Malang-based Mitra Wanita Pekerja Rumahan Indonesia (MWPRI) (Partner of Female Workers in Home Industries) has made its way into the press, with very similar articles in The Jakarta Post this week and Jawa Pos earlier this month regarding the government’s uneven recognition of workers in the informal sector:
“The government seems to ignore their existence. Although there is much stimulus funding allocated to the informal sector, it never reaches this kind of worker,” Ratno [Cahyadi, chairperson of MWPRI research and legal division] told The Jakarta Post on Sunday. She added the government only recognized those who worked independently in the informal sector. “So those who work for employers in the informal sector are not recognized in the manpower law.”
Ratno said Manpower and Transmigration Minister Erman Suparno had guaranteed that Manpower Law No. 13/2003 would protect formal and informal workers, but the ministry has so far only recognized those who doing informal jobs, instead of workers in the informal sector.
“The uncertainty in the definition of informal workers had entrapped millions of people in ‘modern slavery’. Workers in the informal sector do not have a standard minimum wage, work safety rules or health benefits. Unpaid workers and child labor exploitation are also rampant in the sector,” she said.

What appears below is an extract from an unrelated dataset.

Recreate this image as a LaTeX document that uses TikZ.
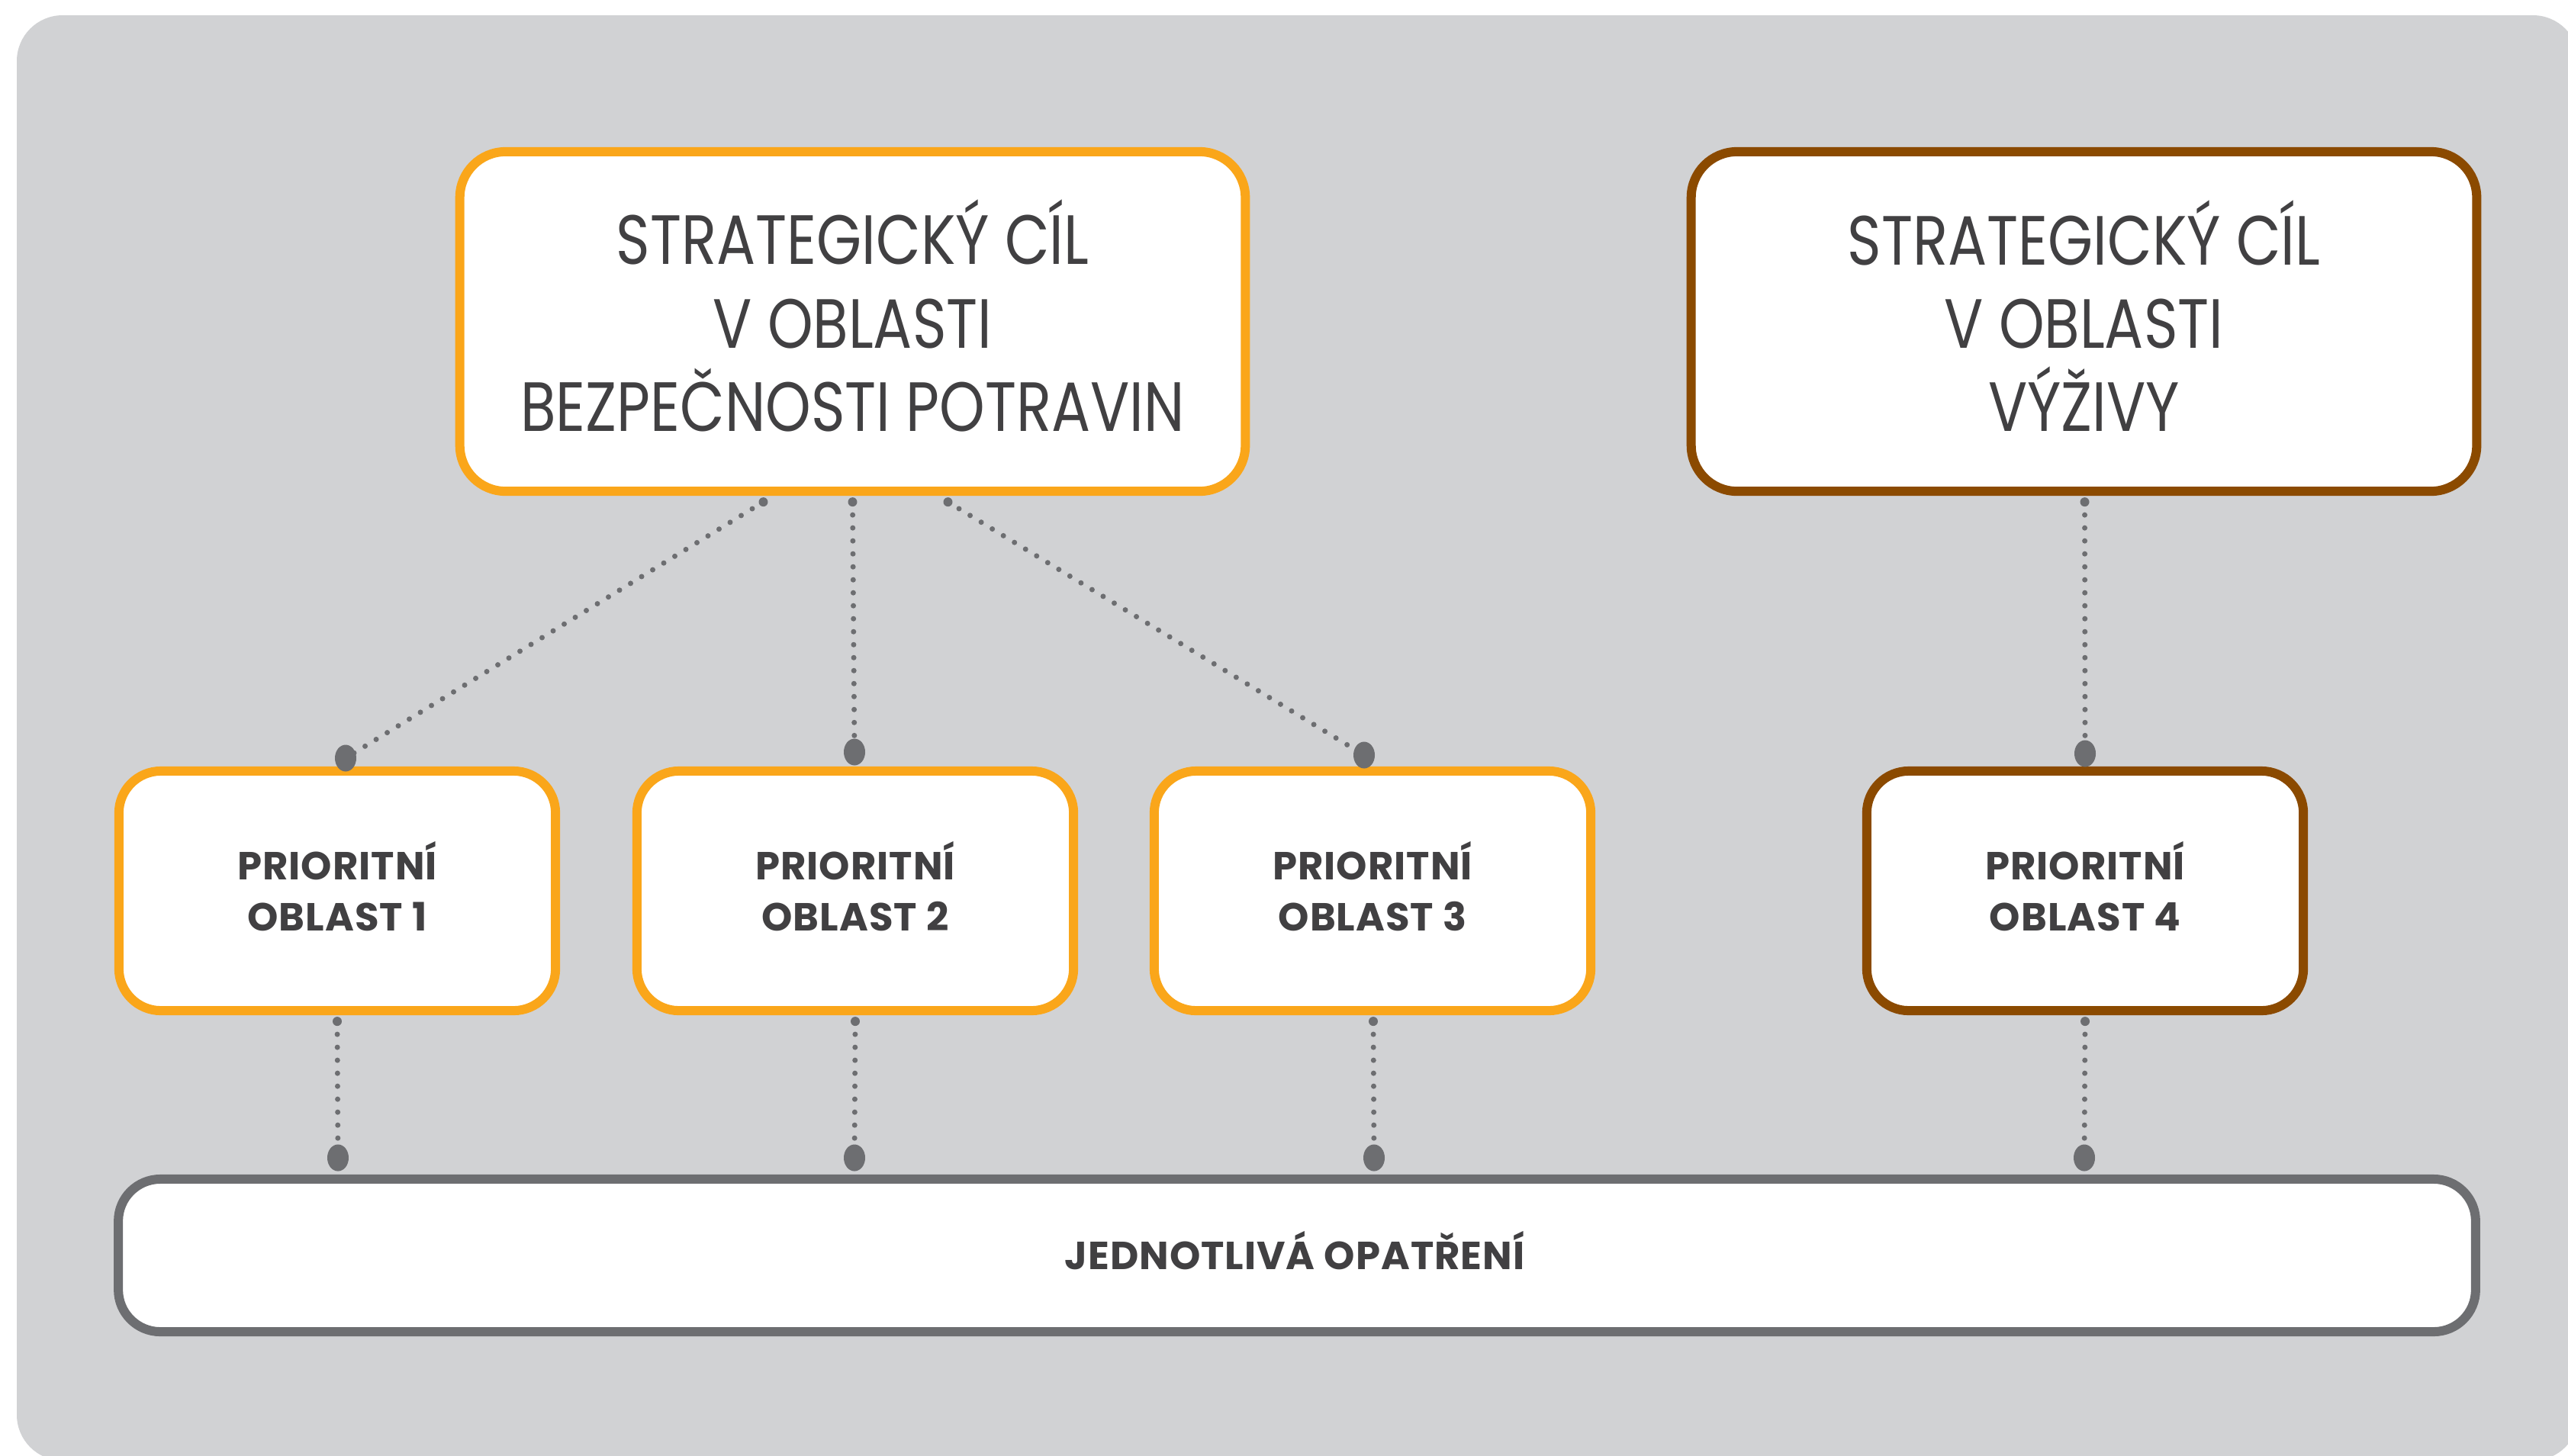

What Ratno Cahyadi describes in The Jakarta Post is an informal sector that can be divided into various categories of employment and self-employment, while a recent International Labor Review article on the informal sector looks at the idea of dividing the informal job market into “voluntary,” upper-tier informal work and “involuntary,” easy entry informal work. All of which aligns with the ILO’s 2002 report on the informal sector, which stated that “Increasingly, ‘informal sector’ has been found to be an inadequate, if not misleading, term to reflect these dynamic, heterogeneous and complex aspects of a phenomenon which is not, in fact, a ‘sector’ in the sense of a specific industry group or economic activity.”
Coupling this heterogeneity with the difficulties in quantifying the informal sector mentioned in the Jawa Pos article and the fact that the “informal sector” made up over 60% of the Indonesian workforce in 2007, we begin to get a picture of the breadth of complexities groups like Mitra Wanita Pekerja Rumahan Indonesia (MWPRI) are up against in pushing for policy solutions.